The task:
Quote the listing below in full and exactly as written, but omit every picture.

--- Information shown ---

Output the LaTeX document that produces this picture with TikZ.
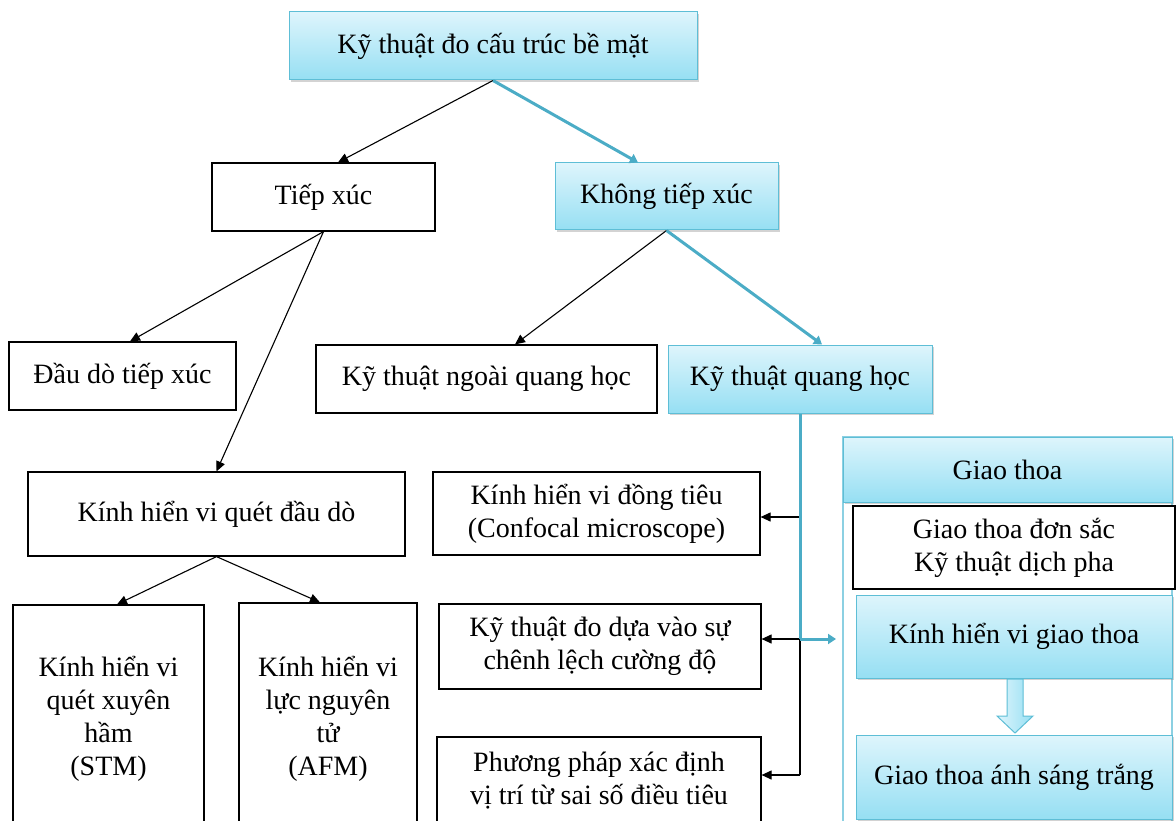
\documentclass[tikz,border=0pt]{standalone}
\usepackage{fontspec}
\setmainfont{Liberation Serif}
\usetikzlibrary{arrows.meta,shadows}
\definecolor{cyanT}{RGB}{222,245,252}
\definecolor{cyanB}{RGB}{150,223,243}
\definecolor{cyanD}{RGB}{94,190,214}
\definecolor{lineB}{RGB}{75,172,198}
\definecolor{panelC}{RGB}{140,208,226}
\tikzset{
  every node/.style={font=\fontsize{28}{33}\selectfont, align=center, inner sep=0pt},
  wbox/.style={draw=black, line width=1.2pt, fill=white, rectangle},
  cbox/.style={draw=cyanD, line width=1pt, top color=cyanT, bottom color=cyanB, rectangle,
     drop shadow={opacity=0.35, shadow xshift=2pt, shadow yshift=-2pt}},
  blk/.style={draw=black, line width=1.1pt, -{Triangle[length=10pt,width=9pt]}},
  blu/.style={draw=lineB, line width=3pt, -{Triangle[length=8pt,width=10pt]}},
  bluline/.style={draw=lineB, line width=3pt},
}
\begin{document}
\begin{tikzpicture}[x=1pt,y=-1pt]
\useasboundingbox (0,0) rectangle (1176,821);
\clip (0,0) rectangle (1176,821);
% right panel frame
\draw[draw=panelC, line width=1.5pt, fill=white] (843,437) rectangle (1172,845);
% nodes
\node[cbox, minimum width=408pt, minimum height=68pt] (top) at (493,46) {Kỹ thuật đo cấu trúc bề mặt};
\node[wbox, minimum width=223pt, minimum height=68pt] (tiep) at (323.5,197) {Tiếp xúc};
\node[cbox, minimum width=223pt, minimum height=67pt] (khong) at (666.5,196.5) {Không tiếp xúc};
\node[wbox, minimum width=227pt, minimum height=68pt] (dau) at (122.5,376) {Đầu dò tiếp xúc};
\node[wbox, minimum width=341pt, minimum height=68pt] (ngoai) at (486.5,379) {Kỹ thuật ngoài quang học};
\node[cbox, minimum width=264pt, minimum height=68pt] (qh) at (800,379) {Kỹ thuật quang học};
\node[wbox, minimum width=377pt, minimum height=84pt] (kquet) at (216.5,514) {Kính hiển vi quét đầu dò};
\node[wbox, minimum width=191pt, minimum height=228pt] (stm) at (108.5,719) {Kính hiển vi\\quét xuyên\\hầm\\(STM)};
\node[wbox, minimum width=178pt, minimum height=232pt] (afm) at (328,719) {Kính hiển vi\\lực nguyên\\tử\\(AFM)};
\node[wbox, minimum width=327pt, minimum height=83pt] (dongtieu) at (596.5,513.5) {Kính hiển vi đồng tiêu\\(Confocal microscope)};
\node[wbox, minimum width=322pt, minimum height=85pt] (dua) at (600,646.5) {Kỹ thuật đo dựa vào sự\\chênh lệch cường độ};
\node[wbox, minimum width=324pt, minimum height=88pt] (ppxd) at (599,781) {Phương pháp xác định\\vị trí từ sai số điều tiêu};
\node[cbox, drop shadow={opacity=0}, minimum width=329pt, minimum height=65pt] (gthead) at (1007.5,469.5) {Giao thoa};
\node[wbox, minimum width=322pt, minimum height=83pt] (donsac) at (1014,547.5) {Giao thoa đơn sắc\\Kỹ thuật dịch pha};
\node[cbox, minimum width=316pt, minimum height=83pt] (kgt) at (1014,636.5) {Kính hiển vi giao thoa};
\node[cbox, minimum width=316pt, minimum height=84pt] (asat) at (1014,777) {Giao thoa ánh sáng trắng};
% block arrow
\draw[draw=cyanD, line width=1pt, left color=cyanT, right color=cyanB]
  (1007,679) -- (1007,716) -- (997,716) -- (1015,733) -- (1033,716) -- (1023,716) -- (1023,679) -- cycle;
% connectors
\draw[blk] (top.south) -- ([xshift=14.5pt]tiep.north);
\draw[blu] (top.south) -- ([xshift=-28.5pt]khong.north);
\draw[blk] (tiep.south) -- ([xshift=7.5pt]dau.north);
\draw[blk] (tiep.south) -- (kquet.north);
\draw[blk] (khong.south) -- ([xshift=28.5pt]ngoai.north);
\draw[blu] (khong.south) -- ([xshift=22pt]qh.north);
\draw[blk] (kquet.south) -- ([xshift=8.5pt]stm.north);
\draw[blk] (kquet.south) -- ([xshift=-8pt]afm.north);
% black bus to left boxes
\coordinate (j1) at (800,517);
\coordinate (j2) at (800,639);
\coordinate (j3) at (800,775);
\draw[draw=black, line width=1.1pt] (j1) -- (j3);
\draw[blk] (j1) -- (j1 -| dongtieu.east);
\draw[blk] (j2) -- (j2 -| dua.east);
\draw[blk] (j3) -- (j3 -| ppxd.east);
% blue path to interference panel
\coordinate (bt) at (836,639);
\draw[bluline] (qh.south) -- (j2);
\draw[blu] (j2) -- (bt);
\end{tikzpicture}
\end{document}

---

The answer:
Output the LaTeX document that produces this picture with TikZ.
\documentclass[tikz,border=0pt]{standalone}
\usepackage{fontspec}
\setmainfont{Liberation Serif}
\usetikzlibrary{arrows.meta,shadows}
\definecolor{cyanT}{RGB}{222,245,252}
\definecolor{cyanB}{RGB}{150,223,243}
\definecolor{cyanD}{RGB}{94,190,214}
\definecolor{lineB}{RGB}{75,172,198}
\definecolor{panelC}{RGB}{140,208,226}
\tikzset{
  every node/.style={font=\fontsize{28}{33}\selectfont, align=center, inner sep=0pt},
  wbox/.style={draw=black, line width=1.2pt, fill=white, rectangle},
  cbox/.style={draw=cyanD, line width=1pt, top color=cyanT, bottom color=cyanB, rectangle,
     drop shadow={opacity=0.35, shadow xshift=2pt, shadow yshift=-2pt}},
  blk/.style={draw=black, line width=1.1pt, -{Triangle[length=10pt,width=9pt]}},
  blu/.style={draw=lineB, line width=3pt, -{Triangle[length=8pt,width=10pt]}},
  bluline/.style={draw=lineB, line width=3pt},
}
\begin{document}
\begin{tikzpicture}[x=1pt,y=-1pt]
\useasboundingbox (0,0) rectangle (1176,821);
\clip (0,0) rectangle (1176,821);
% right panel frame
\draw[draw=panelC, line width=1.5pt, fill=white] (843,437) rectangle (1172,845);
% nodes
\node[cbox, minimum width=408pt, minimum height=68pt] (top) at (493,46) {Kỹ thuật đo cấu trúc bề mặt};
\node[wbox, minimum width=223pt, minimum height=68pt] (tiep) at (323.5,197) {Tiếp xúc};
\node[cbox, minimum width=223pt, minimum height=67pt] (khong) at (666.5,196.5) {Không tiếp xúc};
\node[wbox, minimum width=227pt, minimum height=68pt] (dau) at (122.5,376) {Đầu dò tiếp xúc};
\node[wbox, minimum width=341pt, minimum height=68pt] (ngoai) at (486.5,379) {Kỹ thuật ngoài quang học};
\node[cbox, minimum width=264pt, minimum height=68pt] (qh) at (800,379) {Kỹ thuật quang học};
\node[wbox, minimum width=377pt, minimum height=84pt] (kquet) at (216.5,514) {Kính hiển vi quét đầu dò};
\node[wbox, minimum width=191pt, minimum height=228pt] (stm) at (108.5,719) {Kính hiển vi\\quét xuyên\\hầm\\(STM)};
\node[wbox, minimum width=178pt, minimum height=232pt] (afm) at (328,719) {Kính hiển vi\\lực nguyên\\tử\\(AFM)};
\node[wbox, minimum width=327pt, minimum height=83pt] (dongtieu) at (596.5,513.5) {Kính hiển vi đồng tiêu\\(Confocal microscope)};
\node[wbox, minimum width=322pt, minimum height=85pt] (dua) at (600,646.5) {Kỹ thuật đo dựa vào sự\\chênh lệch cường độ};
\node[wbox, minimum width=324pt, minimum height=88pt] (ppxd) at (599,781) {Phương pháp xác định\\vị trí từ sai số điều tiêu};
\node[cbox, drop shadow={opacity=0}, minimum width=329pt, minimum height=65pt] (gthead) at (1007.5,469.5) {Giao thoa};
\node[wbox, minimum width=322pt, minimum height=83pt] (donsac) at (1014,547.5) {Giao thoa đơn sắc\\Kỹ thuật dịch pha};
\node[cbox, minimum width=316pt, minimum height=83pt] (kgt) at (1014,636.5) {Kính hiển vi giao thoa};
\node[cbox, minimum width=316pt, minimum height=84pt] (asat) at (1014,777) {Giao thoa ánh sáng trắng};
% block arrow
\draw[draw=cyanD, line width=1pt, left color=cyanT, right color=cyanB]
  (1007,679) -- (1007,716) -- (997,716) -- (1015,733) -- (1033,716) -- (1023,716) -- (1023,679) -- cycle;
% connectors
\draw[blk] (top.south) -- ([xshift=14.5pt]tiep.north);
\draw[blu] (top.south) -- ([xshift=-28.5pt]khong.north);
\draw[blk] (tiep.south) -- ([xshift=7.5pt]dau.north);
\draw[blk] (tiep.south) -- (kquet.north);
\draw[blk] (khong.south) -- ([xshift=28.5pt]ngoai.north);
\draw[blu] (khong.south) -- ([xshift=22pt]qh.north);
\draw[blk] (kquet.south) -- ([xshift=8.5pt]stm.north);
\draw[blk] (kquet.south) -- ([xshift=-8pt]afm.north);
% black bus to left boxes
\coordinate (j1) at (800,517);
\coordinate (j2) at (800,639);
\coordinate (j3) at (800,775);
\draw[draw=black, line width=1.1pt] (j1) -- (j3);
\draw[blk] (j1) -- (j1 -| dongtieu.east);
\draw[blk] (j2) -- (j2 -| dua.east);
\draw[blk] (j3) -- (j3 -| ppxd.east);
% blue path to interference panel
\coordinate (bt) at (836,639);
\draw[bluline] (qh.south) -- (j2);
\draw[blu] (j2) -- (bt);
\end{tikzpicture}
\end{document}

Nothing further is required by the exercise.